======  Internal Environment issue ======

The purpose of this page is to gather a list of resolutions which can be used by anyone to recover an OpenStack environment to keep the system up.

As the environment is not monitored as a production environment, there can be situations like disk space usage which are alerted in the slack channels but not acted upon in a timely manner. 

[[https://errigaloperations.slack.com/archives/CRD88TB71|Watchdog Internal Slack Channel]]
[[https://errigaloperations.slack.com/archives/CMR7XSYDA|Prometheus Internal Slack Channel]]


===== Troubleshooting =====

Check space, typically start with the IDMS Loadbalancer host and work our way through Apps1, Apps2, DB1, DB2

<code>

ssh scotty@hostlb1.err
sudo su -
cd /
du -hs | sort -h

Example output 
1.2G	run
3.2G	root
3.3G	home
4.0G	usr
5.0G	swapfile
14G	var
</code>

====== RabbitMQ Space resolution - Internal Env only ======

**NOTE** This will wipe all data so apply with care and only on Internal environment. 

The RMQ data is stored in the ''/var/lib/rabbitmq'' so above we can see 14G locked in the var folder.

As this is an internal environment, we can clean out space by removing the persistent store

''/var/lib/rabbitmq/mnesia/HOSTHERE/msg_stores/vhosts/UUIDFOLDER/msg_store_persistent'''

Find the largest folder store, and delete all files present

====== CAS / You do not have permission to access this. ======

When all normal user profile issues are checked (username, password, account active) checking the CAS log can be a useful start ''logs/grails/cas.log''

If the following is present
''[org.jasig.cas.CentralAuthenticationServiceImpl] - ServiceManagement: Unauthorized Service Access.
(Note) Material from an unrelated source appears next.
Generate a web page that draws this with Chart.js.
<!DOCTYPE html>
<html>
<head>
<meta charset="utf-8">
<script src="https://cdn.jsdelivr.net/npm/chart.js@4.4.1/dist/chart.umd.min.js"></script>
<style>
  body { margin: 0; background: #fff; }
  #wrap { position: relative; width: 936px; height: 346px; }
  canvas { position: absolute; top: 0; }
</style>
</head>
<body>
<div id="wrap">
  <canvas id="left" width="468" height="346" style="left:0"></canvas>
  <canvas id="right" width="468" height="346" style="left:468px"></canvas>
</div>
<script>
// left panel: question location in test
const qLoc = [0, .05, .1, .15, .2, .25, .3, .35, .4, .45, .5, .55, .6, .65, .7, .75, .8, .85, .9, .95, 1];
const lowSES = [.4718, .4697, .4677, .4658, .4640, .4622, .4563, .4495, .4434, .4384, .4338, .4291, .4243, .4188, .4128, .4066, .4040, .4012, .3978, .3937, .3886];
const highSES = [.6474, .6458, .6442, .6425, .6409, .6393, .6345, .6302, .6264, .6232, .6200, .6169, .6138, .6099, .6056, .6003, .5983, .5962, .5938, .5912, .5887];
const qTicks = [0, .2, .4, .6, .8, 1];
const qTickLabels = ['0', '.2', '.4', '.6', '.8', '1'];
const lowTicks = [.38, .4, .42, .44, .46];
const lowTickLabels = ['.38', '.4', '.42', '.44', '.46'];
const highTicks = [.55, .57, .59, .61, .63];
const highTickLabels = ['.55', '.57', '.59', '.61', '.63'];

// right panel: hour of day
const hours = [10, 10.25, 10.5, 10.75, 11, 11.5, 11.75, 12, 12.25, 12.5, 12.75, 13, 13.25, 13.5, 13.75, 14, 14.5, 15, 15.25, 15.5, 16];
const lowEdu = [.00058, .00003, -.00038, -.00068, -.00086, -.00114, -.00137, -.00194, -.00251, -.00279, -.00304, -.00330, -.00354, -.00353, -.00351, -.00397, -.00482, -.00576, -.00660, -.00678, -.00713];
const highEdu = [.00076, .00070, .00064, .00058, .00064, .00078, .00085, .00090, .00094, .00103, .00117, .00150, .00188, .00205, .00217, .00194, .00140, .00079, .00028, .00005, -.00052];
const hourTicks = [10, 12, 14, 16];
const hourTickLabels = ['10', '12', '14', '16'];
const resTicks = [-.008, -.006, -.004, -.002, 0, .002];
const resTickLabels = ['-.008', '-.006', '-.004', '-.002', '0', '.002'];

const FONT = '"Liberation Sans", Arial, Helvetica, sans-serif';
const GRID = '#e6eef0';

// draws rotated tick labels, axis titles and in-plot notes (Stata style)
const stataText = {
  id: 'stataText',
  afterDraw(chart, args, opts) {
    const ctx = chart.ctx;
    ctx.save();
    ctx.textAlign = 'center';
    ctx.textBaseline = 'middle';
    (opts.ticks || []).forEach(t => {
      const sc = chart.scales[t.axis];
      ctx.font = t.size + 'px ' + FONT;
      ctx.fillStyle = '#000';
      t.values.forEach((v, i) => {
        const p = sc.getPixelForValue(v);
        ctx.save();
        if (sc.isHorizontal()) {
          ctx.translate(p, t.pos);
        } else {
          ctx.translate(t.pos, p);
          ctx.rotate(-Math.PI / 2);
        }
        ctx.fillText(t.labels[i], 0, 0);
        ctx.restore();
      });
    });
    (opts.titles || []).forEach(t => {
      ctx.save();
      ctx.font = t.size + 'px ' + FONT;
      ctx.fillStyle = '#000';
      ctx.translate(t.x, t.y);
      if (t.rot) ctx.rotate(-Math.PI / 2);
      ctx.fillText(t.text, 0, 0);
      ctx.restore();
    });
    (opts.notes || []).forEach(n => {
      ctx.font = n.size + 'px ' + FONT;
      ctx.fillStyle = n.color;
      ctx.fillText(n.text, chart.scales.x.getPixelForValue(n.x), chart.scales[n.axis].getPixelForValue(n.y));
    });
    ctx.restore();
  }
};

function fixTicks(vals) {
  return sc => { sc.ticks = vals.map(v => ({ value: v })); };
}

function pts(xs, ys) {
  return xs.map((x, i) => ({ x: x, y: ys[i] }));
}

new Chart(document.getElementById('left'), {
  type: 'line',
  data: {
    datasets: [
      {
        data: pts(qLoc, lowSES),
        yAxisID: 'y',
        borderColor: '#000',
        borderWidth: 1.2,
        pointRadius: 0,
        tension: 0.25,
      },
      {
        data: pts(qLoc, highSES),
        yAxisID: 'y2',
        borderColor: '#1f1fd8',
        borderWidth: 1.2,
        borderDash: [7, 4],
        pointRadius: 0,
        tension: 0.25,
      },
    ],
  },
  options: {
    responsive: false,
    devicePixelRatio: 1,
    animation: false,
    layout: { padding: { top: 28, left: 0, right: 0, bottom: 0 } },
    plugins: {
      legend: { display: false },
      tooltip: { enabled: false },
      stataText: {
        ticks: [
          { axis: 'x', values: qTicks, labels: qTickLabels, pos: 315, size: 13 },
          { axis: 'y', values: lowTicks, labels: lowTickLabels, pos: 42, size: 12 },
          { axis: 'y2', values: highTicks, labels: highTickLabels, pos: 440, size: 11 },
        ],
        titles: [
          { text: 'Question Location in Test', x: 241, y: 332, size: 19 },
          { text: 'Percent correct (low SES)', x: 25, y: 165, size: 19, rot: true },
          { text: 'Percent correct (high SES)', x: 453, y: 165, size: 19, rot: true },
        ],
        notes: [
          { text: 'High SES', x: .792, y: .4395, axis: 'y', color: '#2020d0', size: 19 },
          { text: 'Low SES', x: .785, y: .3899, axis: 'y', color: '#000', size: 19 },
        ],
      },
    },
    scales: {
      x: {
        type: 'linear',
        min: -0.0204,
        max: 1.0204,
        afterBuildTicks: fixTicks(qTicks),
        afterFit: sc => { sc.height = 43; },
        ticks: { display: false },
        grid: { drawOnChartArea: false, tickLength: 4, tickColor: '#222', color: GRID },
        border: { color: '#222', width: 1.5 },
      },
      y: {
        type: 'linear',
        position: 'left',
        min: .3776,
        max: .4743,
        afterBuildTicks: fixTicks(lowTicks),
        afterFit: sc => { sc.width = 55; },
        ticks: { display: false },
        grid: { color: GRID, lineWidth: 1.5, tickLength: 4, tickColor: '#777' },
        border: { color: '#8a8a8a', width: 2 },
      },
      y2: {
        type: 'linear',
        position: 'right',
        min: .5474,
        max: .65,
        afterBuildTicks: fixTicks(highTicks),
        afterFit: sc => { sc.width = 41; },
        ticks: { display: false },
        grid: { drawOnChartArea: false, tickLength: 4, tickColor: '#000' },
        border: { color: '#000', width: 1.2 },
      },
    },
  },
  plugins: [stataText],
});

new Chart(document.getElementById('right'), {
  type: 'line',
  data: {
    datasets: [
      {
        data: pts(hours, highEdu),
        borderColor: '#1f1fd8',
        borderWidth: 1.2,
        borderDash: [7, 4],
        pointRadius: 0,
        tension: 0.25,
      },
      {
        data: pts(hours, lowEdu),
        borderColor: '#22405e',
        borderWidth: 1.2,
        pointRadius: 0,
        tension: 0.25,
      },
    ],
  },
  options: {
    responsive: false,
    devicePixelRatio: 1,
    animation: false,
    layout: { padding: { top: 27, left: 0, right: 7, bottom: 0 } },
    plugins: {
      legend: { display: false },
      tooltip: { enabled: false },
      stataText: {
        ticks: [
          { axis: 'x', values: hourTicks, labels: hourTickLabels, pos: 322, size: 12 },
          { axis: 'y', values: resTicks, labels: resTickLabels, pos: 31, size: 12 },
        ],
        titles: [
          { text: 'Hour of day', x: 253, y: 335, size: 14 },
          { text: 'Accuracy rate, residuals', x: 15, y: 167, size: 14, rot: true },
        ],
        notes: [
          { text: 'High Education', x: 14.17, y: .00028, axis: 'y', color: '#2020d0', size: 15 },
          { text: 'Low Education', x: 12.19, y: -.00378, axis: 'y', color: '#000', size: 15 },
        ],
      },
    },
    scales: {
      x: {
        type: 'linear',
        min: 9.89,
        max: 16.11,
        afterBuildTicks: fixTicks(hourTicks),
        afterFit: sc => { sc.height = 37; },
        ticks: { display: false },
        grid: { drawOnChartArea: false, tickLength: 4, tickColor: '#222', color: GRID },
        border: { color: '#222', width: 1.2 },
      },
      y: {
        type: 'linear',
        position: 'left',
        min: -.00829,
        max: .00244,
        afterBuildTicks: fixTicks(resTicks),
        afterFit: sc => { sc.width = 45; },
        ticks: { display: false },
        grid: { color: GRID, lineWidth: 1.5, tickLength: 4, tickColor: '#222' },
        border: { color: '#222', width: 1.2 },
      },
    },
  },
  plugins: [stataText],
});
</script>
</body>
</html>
Service [http://qascoapps1.err:8081/ReportingManager/shiro-cas] is not found in service registry.''

Verify the URL is resolving by a simple ''ping qascoapps1.err''

if this fails to render, then the CAS authentication cannot succeed, and points to a DNS issue.

**Configurations**
Check CAS services and make sure they contain the correct urls. You'll find these on the handlers at ///usr/local/conf/cas/services// 


If you're seeing in the CAS logs, that the service url isn't matching the supplied service urls, like in the example below, it might be a configuration issue in HTTPD on the loadbalancer

<code>
ERROR [org.jasig.cas.CentralAuthenticationServiceImpl] - Service ticket [ST-62-LcMoIN7pmxTjPxI9eNkb-qascoapps1] with service [https://sco.errigal.com/ReportingManager/shiro-cas] does not match supplied service [http://qascoapps1.err:8081/ReportingManager/shiro-cas]
</code>

As you can see, the supplied service is using **qascoapps1.err** but the existing service is for **sco.errigal.com**.
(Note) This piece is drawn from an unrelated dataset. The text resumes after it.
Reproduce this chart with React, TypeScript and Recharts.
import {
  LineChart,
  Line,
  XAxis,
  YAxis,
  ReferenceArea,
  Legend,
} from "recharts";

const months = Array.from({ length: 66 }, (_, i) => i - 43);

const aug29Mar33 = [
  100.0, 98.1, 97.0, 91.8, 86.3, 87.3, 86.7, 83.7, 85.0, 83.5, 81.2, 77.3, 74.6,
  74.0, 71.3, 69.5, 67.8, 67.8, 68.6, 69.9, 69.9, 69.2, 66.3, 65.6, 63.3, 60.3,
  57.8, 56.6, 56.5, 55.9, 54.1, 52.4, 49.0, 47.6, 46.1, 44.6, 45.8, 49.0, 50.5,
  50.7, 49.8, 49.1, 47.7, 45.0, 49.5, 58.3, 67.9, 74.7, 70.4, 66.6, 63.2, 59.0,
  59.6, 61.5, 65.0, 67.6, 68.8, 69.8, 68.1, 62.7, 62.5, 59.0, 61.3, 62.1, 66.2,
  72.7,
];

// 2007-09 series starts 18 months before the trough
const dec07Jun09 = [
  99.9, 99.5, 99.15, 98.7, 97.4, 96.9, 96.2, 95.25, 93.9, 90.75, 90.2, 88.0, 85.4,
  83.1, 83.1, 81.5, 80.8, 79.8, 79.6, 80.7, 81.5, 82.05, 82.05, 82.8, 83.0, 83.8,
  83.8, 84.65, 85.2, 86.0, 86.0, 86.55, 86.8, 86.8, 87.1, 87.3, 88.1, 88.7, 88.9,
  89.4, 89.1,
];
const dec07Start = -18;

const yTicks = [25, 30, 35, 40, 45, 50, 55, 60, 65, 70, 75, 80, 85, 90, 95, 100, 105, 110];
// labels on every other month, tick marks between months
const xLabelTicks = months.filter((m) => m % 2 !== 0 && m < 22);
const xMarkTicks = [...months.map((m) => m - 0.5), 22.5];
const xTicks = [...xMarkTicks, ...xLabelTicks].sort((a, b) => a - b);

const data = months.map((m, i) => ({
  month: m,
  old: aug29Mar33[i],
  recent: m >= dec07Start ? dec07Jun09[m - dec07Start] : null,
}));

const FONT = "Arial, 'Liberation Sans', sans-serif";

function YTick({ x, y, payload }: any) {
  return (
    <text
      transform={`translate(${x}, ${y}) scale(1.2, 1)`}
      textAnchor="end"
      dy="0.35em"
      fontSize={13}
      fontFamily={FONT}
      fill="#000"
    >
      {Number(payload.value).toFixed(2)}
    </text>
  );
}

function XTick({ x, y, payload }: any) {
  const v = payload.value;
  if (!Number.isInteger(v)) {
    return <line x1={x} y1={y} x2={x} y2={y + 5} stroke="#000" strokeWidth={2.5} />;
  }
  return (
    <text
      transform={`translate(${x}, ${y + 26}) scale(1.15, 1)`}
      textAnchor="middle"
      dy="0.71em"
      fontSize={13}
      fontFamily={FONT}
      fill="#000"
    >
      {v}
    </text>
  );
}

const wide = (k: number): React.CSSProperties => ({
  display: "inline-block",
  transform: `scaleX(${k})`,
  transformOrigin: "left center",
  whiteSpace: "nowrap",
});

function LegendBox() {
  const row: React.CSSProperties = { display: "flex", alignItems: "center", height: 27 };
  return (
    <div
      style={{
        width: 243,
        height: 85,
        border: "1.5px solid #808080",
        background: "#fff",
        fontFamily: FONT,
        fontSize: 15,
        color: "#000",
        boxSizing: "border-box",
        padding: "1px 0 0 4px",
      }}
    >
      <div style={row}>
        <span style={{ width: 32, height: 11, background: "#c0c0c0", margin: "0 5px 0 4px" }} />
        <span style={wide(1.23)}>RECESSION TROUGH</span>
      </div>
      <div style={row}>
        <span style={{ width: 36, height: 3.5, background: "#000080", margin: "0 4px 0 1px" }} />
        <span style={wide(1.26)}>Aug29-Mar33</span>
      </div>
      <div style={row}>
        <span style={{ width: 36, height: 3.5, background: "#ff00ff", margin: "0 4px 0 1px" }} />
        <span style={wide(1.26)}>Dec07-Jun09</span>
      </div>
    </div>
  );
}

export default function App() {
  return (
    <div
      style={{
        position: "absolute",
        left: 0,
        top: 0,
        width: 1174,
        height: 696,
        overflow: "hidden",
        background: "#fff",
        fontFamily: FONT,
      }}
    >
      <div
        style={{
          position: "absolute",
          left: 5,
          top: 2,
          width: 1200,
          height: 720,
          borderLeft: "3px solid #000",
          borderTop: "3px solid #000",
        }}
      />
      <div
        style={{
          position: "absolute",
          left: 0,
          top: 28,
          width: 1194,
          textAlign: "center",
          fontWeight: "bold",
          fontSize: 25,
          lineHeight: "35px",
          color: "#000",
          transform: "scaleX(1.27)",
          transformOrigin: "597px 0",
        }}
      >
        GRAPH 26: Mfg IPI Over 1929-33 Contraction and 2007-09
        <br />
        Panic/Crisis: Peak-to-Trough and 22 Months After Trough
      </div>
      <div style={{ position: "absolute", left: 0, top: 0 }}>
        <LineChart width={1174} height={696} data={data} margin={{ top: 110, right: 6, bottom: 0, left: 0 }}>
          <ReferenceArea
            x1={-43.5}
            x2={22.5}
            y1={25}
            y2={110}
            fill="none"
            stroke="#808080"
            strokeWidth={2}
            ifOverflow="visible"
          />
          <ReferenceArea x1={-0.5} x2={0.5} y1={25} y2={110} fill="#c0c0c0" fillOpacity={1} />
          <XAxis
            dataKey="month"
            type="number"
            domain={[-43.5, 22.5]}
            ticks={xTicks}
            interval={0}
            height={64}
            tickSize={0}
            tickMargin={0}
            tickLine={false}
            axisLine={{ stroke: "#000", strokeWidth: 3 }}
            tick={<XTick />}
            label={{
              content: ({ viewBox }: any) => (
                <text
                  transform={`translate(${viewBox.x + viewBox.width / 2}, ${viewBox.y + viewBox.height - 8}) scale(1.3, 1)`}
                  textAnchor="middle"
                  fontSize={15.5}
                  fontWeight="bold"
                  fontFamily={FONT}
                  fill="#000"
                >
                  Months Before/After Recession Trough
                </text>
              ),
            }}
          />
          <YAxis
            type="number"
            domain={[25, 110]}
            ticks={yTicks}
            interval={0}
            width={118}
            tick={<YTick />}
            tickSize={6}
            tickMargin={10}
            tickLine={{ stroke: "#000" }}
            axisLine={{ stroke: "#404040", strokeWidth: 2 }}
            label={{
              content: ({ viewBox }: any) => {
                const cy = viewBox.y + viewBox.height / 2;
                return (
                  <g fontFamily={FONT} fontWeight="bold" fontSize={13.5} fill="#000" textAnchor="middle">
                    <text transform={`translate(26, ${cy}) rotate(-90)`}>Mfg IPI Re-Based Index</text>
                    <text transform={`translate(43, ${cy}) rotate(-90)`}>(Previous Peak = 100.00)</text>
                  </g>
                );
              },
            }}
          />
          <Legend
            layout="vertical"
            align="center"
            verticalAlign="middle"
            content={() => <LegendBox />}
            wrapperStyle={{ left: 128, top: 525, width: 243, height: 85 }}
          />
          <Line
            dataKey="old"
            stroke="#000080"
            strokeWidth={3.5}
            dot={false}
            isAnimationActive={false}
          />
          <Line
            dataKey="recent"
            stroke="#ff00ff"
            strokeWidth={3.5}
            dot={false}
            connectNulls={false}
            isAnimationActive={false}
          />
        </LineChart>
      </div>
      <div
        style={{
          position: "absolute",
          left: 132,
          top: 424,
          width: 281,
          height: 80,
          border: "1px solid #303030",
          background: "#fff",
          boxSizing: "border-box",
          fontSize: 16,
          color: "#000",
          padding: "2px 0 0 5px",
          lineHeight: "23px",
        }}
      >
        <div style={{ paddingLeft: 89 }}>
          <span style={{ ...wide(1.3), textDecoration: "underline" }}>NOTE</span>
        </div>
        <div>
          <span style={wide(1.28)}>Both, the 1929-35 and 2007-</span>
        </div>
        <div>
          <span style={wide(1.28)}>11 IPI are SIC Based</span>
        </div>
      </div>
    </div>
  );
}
So, ssh into the loadbalancer and navigate to ///etc/httpd/conf///

You'll need to check and potentially edit mod-jk.conf and workers.properties

**mod-js.conf**
For the Grails applications, we don't use ProxyPass and ProxyPassReverse (those are for the springboot applications).
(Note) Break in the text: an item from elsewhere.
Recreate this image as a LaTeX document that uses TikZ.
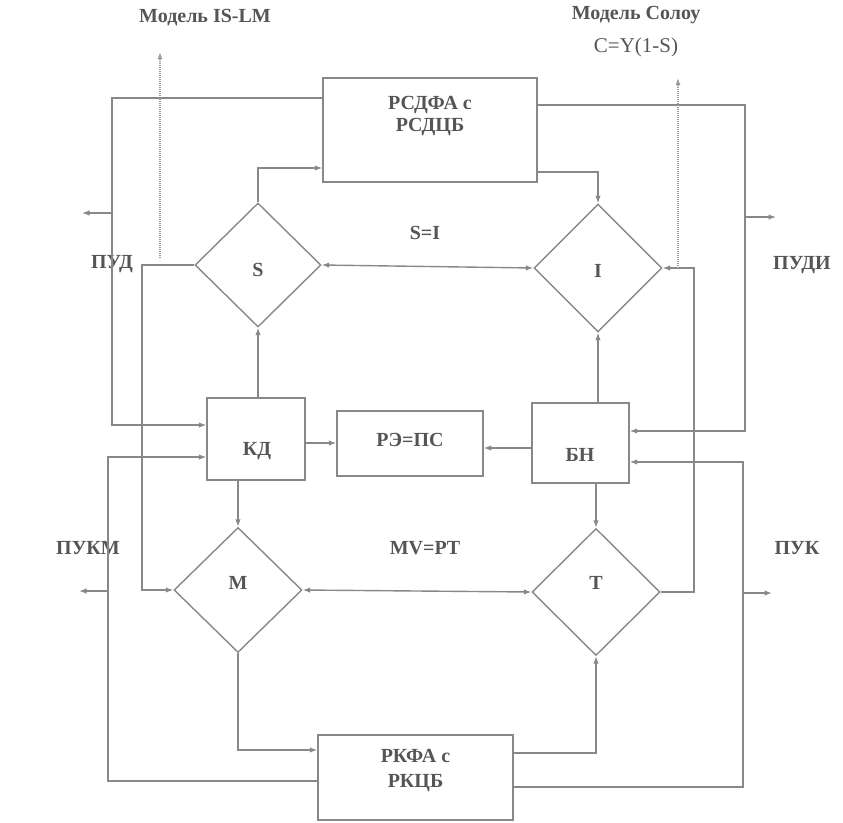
\documentclass[tikz,border=0pt]{standalone}
\usepackage{fontspec}
\setmainfont{Liberation Serif}
\usetikzlibrary{shapes.geometric,arrows.meta}
\definecolor{ln}{HTML}{888888}
\definecolor{tx}{HTML}{555555}
\definecolor{dt}{HTML}{9C9C9C}
\tikzset{
  box/.style={draw=ln,line width=1.4pt,rectangle,inner sep=0pt},
  dia/.style={draw=ln,line width=1.4pt,diamond,inner sep=0pt},
  txt/.style={text=tx,font=\fontsize{20}{22}\selectfont\bfseries,inner sep=0pt,align=center},
  con/.style={draw=ln,line width=1.4pt},
  arr/.style={con,-{Latex[length=7.5pt,width=5.5pt]}},
  darr/.style={con,{Latex[length=7.5pt,width=5.5pt]}-{Latex[length=7.5pt,width=5.5pt]}},
  dotarr/.style={draw=dt,line width=1.2pt,dash pattern=on 1pt off 1pt,-{Latex[length=7pt,width=5pt]}}
}
\begin{document}
\begin{tikzpicture}[x=1pt,y=-1pt]
\useasboundingbox (0,0) rectangle (843,822);
% nodes
\node[box,minimum width=214pt,minimum height=104pt] (rsd) at (430,130) {};
\node[txt] (rsdt) at (430,116) {РСДФА с\\РСДЦБ};
\node[dia,minimum width=126pt,minimum height=124pt] (S) at (258,265) {};
\node[txt] (St) at (258,270) {S};
\node[dia,minimum width=128pt,minimum height=128pt] (I) at (598,268) {};
\node[txt] (It) at (598,271) {I};
\node[box,minimum width=98pt,minimum height=82pt] (KD) at (256,439) {};
\node[txt] (KDt) at (257,451) {КД};
\node[box,minimum width=146pt,minimum height=65pt] (RE) at (410,443.5) {};
\node[txt] (REt) at (410,440) {РЭ=ПС};
\node[box,minimum width=97pt,minimum height=80pt] (BN) at (580.5,443) {};
\node[txt] (BNt) at (580,455) {БН};
\node[dia,minimum width=128pt,minimum height=125pt] (M) at (238,590) {};
\node[txt] (Mt) at (238,583) {M};
\node[dia,minimum width=128pt,minimum height=127pt] (T) at (596,592) {};
\node[txt] (Tt) at (596,583) {T};
\node[box,minimum width=195pt,minimum height=85pt] (rkf) at (415.5,777.5) {};
\node[txt,font=\fontsize{20}{25}\selectfont\bfseries] (rkft) at (415.5,771) {РКФА с\\РКЦБ};
% labels
\node[txt] (islm) at (205,18) {Модель IS-LM};
\node[txt] (solow) at (636,15) {Модель Солоу};
\node[txt,font=\fontsize{21}{23}\selectfont] (cy) at (636,47) {C=Y(1-S)};
\node[txt] (si) at (425,233) {S=I};
\node[txt] (mv) at (425,548) {MV=PT};
\node[txt] (pud) at (112,264) {ПУД};
\node[txt] (pudi) at (802,265) {ПУДИ};
\node[txt] (pukm) at (88,548) {ПУКМ};
\node[txt] (puk) at (797,548) {ПУК};
% free-end coordinates
\coordinate (islmA) at (160,258);
\coordinate (islmB) at (160,52);
\coordinate (solA) at (678,268);
\coordinate (solB) at (678,78);
\coordinate (pudA) at (112,213);
\coordinate (pudB) at (82,213);
\coordinate (pudiA) at (745,217);
\coordinate (pudiB) at (776,217);
\coordinate (pukmA) at (108,591);
\coordinate (pukmB) at (79,591);
\coordinate (pukA) at (743,593);
\coordinate (pukB) at (772,593);
% connectors
\draw[arr] (rsd.west |- 0,98) -- (112,98) -- (112,425) -- (KD.west |- 0,425);
\draw[arr] (S.north) -- (258,168) -- (rsd.west |- 0,168);
\draw[arr] (rsd.east |- 0,172) -- (598,172) -- (I.north);
\draw[arr] (rsd.east |- 0,105) -- (745,105) -- (745,431) -- (BN.east |- 0,431);
\draw[darr] (I.west) -- (S.east);
\draw[arr] (S.west) -- (142,265) -- (142,590) -- (M.west);
\draw[arr] (KD.north -| S.south) -- (S.south);
\draw[arr] (KD.east |- 0,443) -- (RE.west |- 0,443);
\draw[arr] (BN.west |- 0,448) -- (RE.east |- 0,448);
\draw[arr] (BN.north -| I.south) -- (I.south);
\draw[arr] (T.east) -- (694,592) -- (694,268) -- (I.east);
\draw[arr] (KD.south -| M.north) -- (M.north);
\draw[arr] (BN.south -| T.north) -- (T.north);
\draw[darr] (M.east) -- (T.west);
\draw[arr] (M.south) -- (238,750) -- (rkf.west |- 0,750);
\draw[arr] (rkf.east |- 0,753) -- (596,753) -- (T.south);
\draw[arr] (rkf.east |- 0,787) -- (743,787) -- (743,462) -- (BN.east |- 0,462);
\draw[arr] (rkf.west |- 0,781) -- (108,781) -- (108,457) -- (KD.west |- 0,457);
\draw[dotarr] (islmA) -- (islmB);
\draw[dotarr] (solA) -- (solB);
\draw[arr] (pudA) -- (pudB);
\draw[arr] (pudiA) -- (pudiB);
\draw[arr] (pukmA) -- (pukmB);
\draw[arr] (pukA) -- (pukB);
\end{tikzpicture}
\end{document}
Add the **JkMount** lines at the bottom for the relevant applications:

<code>
JkMount /ReportingManager/* ReportingManagerLoadBalancer
JkMount /ReportingManager ReportingManagerLoadBalancer
</code>

**workers.properties**
At the very top, make sure your application LoadBalancer entry is in the list 

<code>
# Create virtual workers
worker.list=jkstatus,SnmpManagerLoadBalancer,NocPortalLoadBalancer,ReportingManagerLoadBalancer,SupportPageLoadBalancer,casLoadBalancer,rdfLoadBalancer,SnmpManagerEMSLoadBalancer,TicketerLoadBalancer
</code>

Next, add the lines to configure the loadbalancer instances
<code>
#Configure ReportingManager load balanced instances
worker.ReportingManagerLoadBalancer.type=lb
worker.ReportingManagerLoadBalancer.sticky_session=1

# Declare Tomcat server workers 1 through n

worker.ReportingManagerWorker1.reference=worker.ajptemplate
worker.ReportingManagerWorker1.host=qascoapps1.err
worker.ReportingManagerWorker1.port=8011
worker.ReportingManagerWorker1.reply_timeout=600000
</code>

Finally, at the end of the file add those instances to the application loadbalancer worker

<code>
worker.ReportingManagerLoadBalancer.balance_workers=ReportingManagerWorker1
</code>

Save those files, and restart the **httpd** service 

<code>
sudo service httpd restart
</code>